An amended complaint must be complete in itself without reference to any prior pleading. Local Rule 220; See Ramirez v. County of San Bernardino, 806 F.3d 1002, 1008 (9th Cir. 2015) (“an ‘amended complaint supersedes the original, the latter being treated thereafter as nonexistent.'” (internal citation omitted)). Once plaintiff files an amended complaint, the original or prior pleading is superseded.
Plaintiff is required to file his second amended complaint on the court's form. Plaintiff may, however, append the handwritten pages from his amended complaint (ECF No. 10 at 2-5) to add his contentions concerning the discrepancies in defendant's subsequent report concerning the use of force incident. Plaintiff is not required to submit exhibits but may request that the court attach his previously-submitted exhibits to his second amended complaint.
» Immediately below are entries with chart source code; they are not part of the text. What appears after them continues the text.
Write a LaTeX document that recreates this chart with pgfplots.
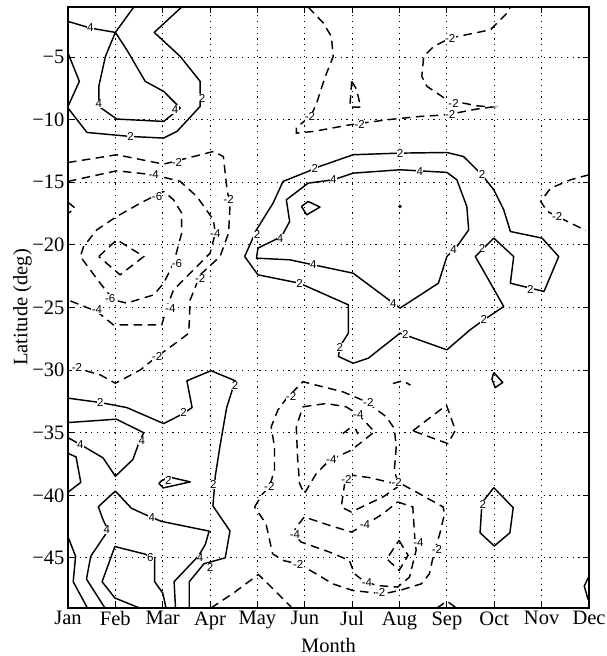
\documentclass[border=0pt]{standalone}
\usepackage{fontspec}
\setmainfont{Liberation Serif}
\newfontfamily\lsans{Liberation Sans}
\usepackage{pgfplots}
\pgfplotsset{compat=1.18}
\newcommand\clfont{\lsans\fontsize{11.5}{12}\selectfont}
\newcommand\cl[3]{\node[font=\clfont,fill=white,inner sep=0.3pt] at (axis cs:#1,#2) {#3};}
\pgfplotsset{
  pos/.style={black, line width=1.45pt, line join=round},
  neg/.style={black, line width=1.45pt, dash pattern=on 8.5pt off 5.5pt},
}
\begin{document}
\begin{tikzpicture}
\begin{axis}[
  name=ax,
  scale only axis,
  width=521pt, height=601pt,
  xmin=1, xmax=12, ymin=-49, ymax=-1,
  xtick={1,2,3,4,5,6,7,8,9,10,11,12},
  xticklabels={Jan,Feb,Mar,Apr,May,Jun,Jul,Aug,Sep,Oct,Nov,Dec},
  ytick={-45,-40,-35,-30,-25,-20,-15,-10,-5},
  yticklabels={−45,−40,−35,−30,−25,−20,−15,−10,−5},
  tick label style={font=\fontsize{20.5}{24}\selectfont},
  label style={font=\fontsize{20.5}{24}\selectfont},
  xlabel={Month}, ylabel={Latitude (deg)},
  xlabel style={at={(axis description cs:0.5,-0.062)}, anchor=center},
  ylabel style={at={(axis description cs:-0.0873,0.5)}, anchor=center},
  tick align=inside, major tick length=6pt,
  tick style={black, line width=0.9pt},
  axis line style={black, line width=1.4pt},
  grid=major,
  major grid style={black, line width=1pt, dash pattern=on 1.2pt off 4.6pt},
]
% ---------- positive (solid) ----------
\addplot[pos] coordinates {(1,-2.15) (1.47,-2.68) (2.0,-3.03) (2.39,-1)};
\addplot[pos] coordinates {(2.0,-3.03) (2.24,-4.41) (2.63,-6.94) (3.02,-7.74) (3.37,-9.07) (3.02,-10.14) (2.03,-9.95) (1.65,-8.94) (1.65,-7.34) (1.79,-4.95) (2.0,-3.03)};
\addplot[pos] coordinates {(1,-4.68) (1.24,-6.94) (1,-8.94)};
\addplot[pos] coordinates {(1,-9.07) (1.40,-11.02) (2.32,-11.34) (3.02,-11.47) (3.30,-10.94) (3.79,-8.94) (3.79,-6.94) (3.37,-4.95) (2.82,-3.03) (3.40,-1)};
\addplot[pos] coordinates {(4.73,-20.93) (4.98,-18.79) (5.33,-16.66) (5.54,-14.93) (6.07,-14.13) (6.21,-13.87) (7.02,-12.80) (8.01,-12.67) (9.00,-12.62) (9.35,-12.94) (9.74,-14.40) (9.99,-15.60) (10.20,-17.20) (10.34,-18.93) (11.01,-19.46) (11.36,-20.93) (11.05,-23.72) (10.34,-23.06) (10.41,-20.93) (9.99,-19.46) (9.60,-20.93) (10.20,-24.92) (9.78,-25.99) (9.49,-26.78) (9.00,-28.38) (8.01,-27.05) (7.34,-29.05) (7.02,-29.45) (6.71,-28.91) (6.74,-28.12) (6.92,-27.05) (6.92,-24.79) (5.89,-23.06) (5.01,-22.39) (4.73,-20.93)};
\addplot[pos] coordinates {(6.07,-15.07) (6.60,-14.80) (7.02,-14.27) (8.01,-14.00) (9.00,-14.21) (9.21,-14.80) (9.42,-16.93) (9.46,-18.80) (9.21,-20.13) (9.00,-20.93) (8.82,-23.06) (8.01,-25.05) (7.02,-22.26) (6.18,-21.59) (5.68,-21.19) (4.98,-21.06) (5.01,-20.26) (5.51,-19.33) (5.68,-18.13) (5.61,-16.40) (6.07,-15.07)};
\addplot[pos] coordinates {(5.93,-16.93) (6.07,-16.53) (6.32,-16.98) (6.04,-17.60) (5.93,-16.93)};
\addplot[only marks, mark=*, mark size=1.5pt, black] coordinates {(8.01,-16.93)};
\addplot[pos] coordinates {(1,-32.24) (1.68,-32.59) (2.24,-32.99) (3.02,-34.27) (3.41,-33.52) (3.62,-32.99) (3.51,-30.85) (4.02,-30.05) (4.53,-30.85) (4.35,-32.99) (4.21,-36.05) (4.11,-38.45) (4.06,-40.85) (4.42,-42.85) (4.32,-44.99) (3.87,-45.47) (3.56,-46.9) (3.56,-49)};
\addplot[pos] coordinates {(1,-34.19) (2.02,-33.92) (2.60,-35.0) (2.51,-35.67) (2.37,-37.14) (2.0,-38.48) (1.74,-37.01) (1.26,-35.94) (1,-35.40)};
\addplot[pos] coordinates {(1,-36.65) (1.17,-36.93) (1.27,-38.97) (1,-39.75)};
\addplot[pos] coordinates {(2.96,-38.88) (3.13,-38.53) (3.58,-38.93) (3.01,-39.41) (2.92,-39.06) (2.96,-38.88)};
\addplot[pos] coordinates {(1.78,-49) (1.39,-46.69) (1.48,-44.87) (1.85,-42.79) (1.74,-41.95) (1.64,-40.91) (2.00,-39.66) (2.34,-41.04) (2.72,-41.69) (2.97,-42.08) (3.98,-42.86) (3.90,-43.91) (3.76,-44.82) (3.24,-46.90) (3.27,-49)};
\addplot[pos] coordinates {(1,-43.31) (1.16,-44.87) (1.11,-46.90) (1.41,-49)};
\addplot[pos] coordinates {(2.51,-49) (1.99,-48.2) (1.72,-46.9) (1.99,-44.09) (2.62,-44.69) (2.83,-45.0) (2.83,-46.90) (3.00,-47.81) (3.07,-49)};
\addplot[pos] coordinates {(9.99,-30.19) (10.18,-30.99) (10.02,-31.39) (9.95,-30.72) (9.99,-30.19)};
\addplot[pos] coordinates {(9.99,-39.39) (10.40,-40.99) (10.33,-42.99) (10.00,-44.05) (9.70,-42.99) (9.74,-40.59) (9.99,-39.39)};
\addplot[pos] coordinates {(12,-46.45) (11.9,-47.25) (11.98,-48.32)};
% ---------- negative (dashed) ----------
\addplot[neg] coordinates {(1,-13.42) (2.03,-12.80) (3.02,-13.55) (4.07,-12.54) (4.28,-12.94) (4.35,-15.33) (4.42,-16.93) (4.39,-19.06) (4.21,-20.93) (3.79,-22.39) (3.58,-24.39) (3.55,-27.05) (3.37,-27.58) (2.88,-28.91) (2.53,-29.98) (2.00,-31.05) (1.68,-30.38) (1.19,-29.85) (1,-29.71)};
\addplot[neg] coordinates {(1,-16.6) (1.15,-17.06) (1,-17.5)};
\addplot[neg] coordinates {(1,-14.93) (2.03,-14.08) (2.81,-14.40) (3.37,-14.93) (3.72,-16.13) (4.07,-18.00) (4.11,-19.06) (4.00,-20.66) (3.65,-21.99) (3.23,-23.59) (3.09,-24.92) (2.98,-26.39) (1.96,-26.39) (1.61,-25.32) (1.08,-24.52) (1,-24.39)};
\addplot[neg] coordinates {(3.02,-15.73) (2.53,-16.66) (2.03,-17.73) (1.61,-18.79) (1.33,-20.13) (1.26,-20.93) (1.68,-23.06) (1.96,-24.39) (2.24,-24.65) (2.81,-23.99) (3.02,-23.06) (3.23,-21.46) (3.40,-19.06) (3.40,-17.46) (3.23,-16.40) (3.02,-15.73)};
\addplot[neg] coordinates {(1.65,-20.93) (2.03,-19.59) (2.60,-20.93) (2.10,-22.39) (1.65,-20.93)};
\addplot[neg] coordinates {(6.07,-1) (6.39,-2.28) (6.56,-3.35) (6.60,-4.95) (6.46,-6.28) (6.35,-7.48) (6.25,-8.68) (6.14,-9.61) (5.82,-10.67) (5.82,-11.07) (6.18,-10.94) (6.95,-10.41) (7.73,-10.01) (8.43,-9.74) (9.00,-9.61) (9.63,-9.15) (9.95,-8.99) (9.63,-8.89) (9.00,-8.41) (8.58,-7.34) (8.47,-6.54) (8.51,-4.95) (8.72,-4.15) (9.07,-3.48) (9.92,-2.82) (10.27,-1.48) (10.34,-1)};
\addplot[neg] coordinates {(6.99,-6.94) (7.09,-7.56) (7.18,-9.0) (6.95,-9.0) (6.99,-6.94)};
\addplot[neg] coordinates {(12,-14.40) (11.61,-14.80) (11.19,-15.47) (10.98,-16.53) (11.12,-17.33) (11.93,-18.85)};
\addplot[neg] coordinates {(4.94,-40.93) (5.11,-39.87) (5.25,-39.33) (5.36,-38.00) (5.36,-36.13) (5.29,-34.53) (5.43,-33.20) (5.61,-32.27) (5.96,-30.93) (6.24,-31.20) (6.80,-31.73) (7.30,-32.53) (7.72,-33.73) (7.89,-34.67) (7.93,-36.13) (7.89,-38.00) (7.96,-38.93) (8.35,-39.73) (8.92,-40.93) (8.95,-41.47) (8.85,-43.07) (8.74,-44.40) (8.63,-46.27) (8.46,-47.07) (8.00,-47.60) (7.65,-47.87) (7.01,-47.60) (6.59,-47.07) (6.24,-46.27) (5.89,-45.52) (5.54,-45.20) (5.32,-44.67) (5.18,-42.27) (4.94,-40.93)};
\addplot[neg] coordinates {(5.96,-32.93) (6.45,-32.67) (6.87,-32.93) (7.15,-33.60) (7.47,-34.93) (6.98,-36.40) (6.52,-37.20) (6.24,-38.27) (5.99,-39.87) (5.89,-39.07) (5.85,-37.20) (5.82,-34.53) (5.96,-32.93)};
\addplot[neg] coordinates {(6.80,-35.07) (6.94,-34.67) (7.08,-34.75) (7.12,-35.12)};
\addplot[neg] coordinates {(7.96,-39.12) (7.37,-38.59) (7.01,-38.40) (6.84,-39.07) (6.77,-40.93) (6.98,-41.33) (7.65,-40.13) (7.96,-39.33)};
\addplot[neg] coordinates {(7.96,-40.53) (8.28,-40.93) (8.32,-43.33) (8.35,-44.40) (8.21,-46.53) (7.96,-47.33) (7.51,-47.20) (7.23,-46.80) (7.05,-46.27) (6.94,-45.20) (6.52,-44.53) (5.92,-43.73) (5.75,-43.07) (5.82,-42.53) (5.99,-41.73) (6.52,-42.40) (6.98,-42.93) (7.26,-42.40) (7.65,-41.47) (7.96,-40.53)};
\addplot[neg] coordinates {(7.99,-43.6) (8.18,-44.8) (7.99,-46.0) (7.73,-45.07) (7.99,-43.6)};
\addplot[neg] coordinates {(7.86,-31.07) (8.07,-30.85) (8.23,-31.20)};
\addplot[neg] coordinates {(8.28,-34.85) (8.99,-32.80) (9.18,-34.80) (9.02,-35.87) (8.28,-34.85)};
\addplot[neg] coordinates {(4.02,-49) (4.50,-47.79) (5.02,-46.32) (5.34,-47.52) (5.73,-49)};
\addplot[neg] coordinates {(8.79,-49) (9.0,-48.45) (9.2,-49)};
% ---------- labels ----------
\cl{1.47}{-2.68}{4}
\cl{1.65}{-8.73}{4}
\cl{3.26}{-9.2}{4}
\cl{2.32}{-11.34}{2}
\cl{3.83}{-8.28}{2}
\cl{3.30}{-13.39}{-2}
\cl{2.81}{-14.40}{-4}
\cl{2.88}{-16.13}{-6}
\cl{4.39}{-16.40}{-2}
\cl{4.11}{-19.06}{-4}
\cl{3.30}{-21.46}{-6}
\cl{3.79}{-22.66}{-2}
\cl{1.89}{-24.25}{-6}
\cl{1.61}{-25.19}{-4}
\cl{3.16}{-25.05}{-4}
\cl{2.88}{-28.91}{-2}
\cl{1.19}{-29.79}{-2}
\cl{4.99}{-19.2}{2}
\cl{5.48}{-19.46}{4}
\cl{5.89}{-23.06}{2}
\cl{6.11}{-9.74}{-2}
\cl{7.16}{-10.41}{-2}
\cl{9.07}{-9.61}{-2}
\cl{9.14}{-8.68}{-2}
\cl{9.07}{-3.48}{-2}
\cl{6.21}{-13.87}{2}
\cl{6.60}{-14.80}{4}
\cl{8.01}{-12.67}{2}
\cl{8.43}{-14.13}{4}
\cl{9.74}{-14.40}{2}
\cl{11.33}{-17.73}{-2}
\cl{9.14}{-20.39}{4}
\cl{9.74}{-20.26}{2}
\cl{10.76}{-23.59}{2}
\cl{6.18}{-21.59}{4}
\cl{7.87}{-24.65}{4}
\cl{9.78}{-25.99}{2}
\cl{6.74}{-28.19}{2}
\cl{8.12}{-27.12}{2}
\cl{7.34}{-32.59}{-2}
\cl{7.13}{-33.52}{-4}
\cl{6.56}{-37.12}{-4}
\cl{6.88}{-38.72}{-2}
\cl{7.94}{-38.99}{-2}
\cl{7.27}{-42.32}{-4}
\cl{5.79}{-43.12}{-4}
\cl{5.86}{-45.52}{-2}
\cl{7.31}{-46.99}{-4}
\cl{7.59}{-47.79}{-2}
\cl{8.40}{-43.79}{-4}
\cl{8.79}{-44.32}{-2}
\cl{9.76}{-40.72}{2}
\cl{5.71}{-32.13}{-2}
\cl{5.25}{-39.33}{-2}
\cl{1.68}{-32.59}{2}
\cl{3.44}{-33.39}{2}
\cl{4.53}{-31.25}{2}
\cl{2.56}{-35.65}{4}
\cl{1.26}{-35.92}{4}
\cl{3.12}{-38.85}{2}
\cl{4.07}{-39.12}{2}
\cl{2.77}{-41.79}{4}
\cl{1.82}{-42.77}{4}
\cl{2.74}{-44.99}{6}
\cl{3.79}{-44.99}{4}
\cl{4.00}{-45.79}{2}
\end{axis}
\pgfresetboundingbox
\path ([xshift=-68pt,yshift=-48pt]ax.south west) rectangle ([xshift=17pt,yshift=7pt]ax.north east);
\end{tikzpicture}
\end{document}
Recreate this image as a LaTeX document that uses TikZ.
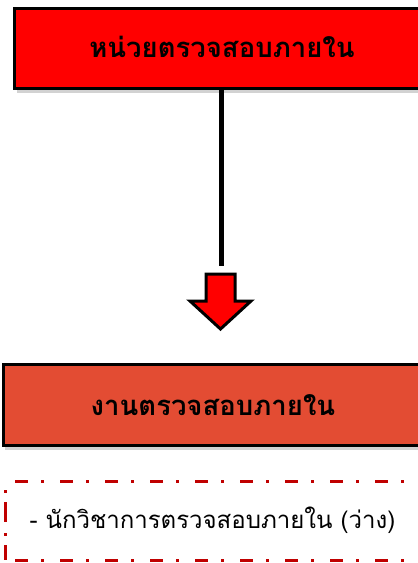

In accordance with the above, IT IS HEREBY ORDERED that:
1. Plaintiff's amended complaint is dismissed.
2. Plaintiff is granted thirty days from the date of service of this order to file a second amended complaint that complies with the requirements of the Civil Rights Act, the Federal Rules of Civil Procedure, and the Local Rules of Practice; the second amended complaint must be filed on the court's form and bear the docket number assigned this case and must be labeled “Second Amended Complaint.”
Failure to file a second amended complaint in accordance with this order will result in a recommendation that this action be dismissed.
3. The Clerk of the Court is directed to send plaintiff the form for filing a civil rights complaint by a prisoner, and a copy of plaintiff's amended complaint (ECF No. 10).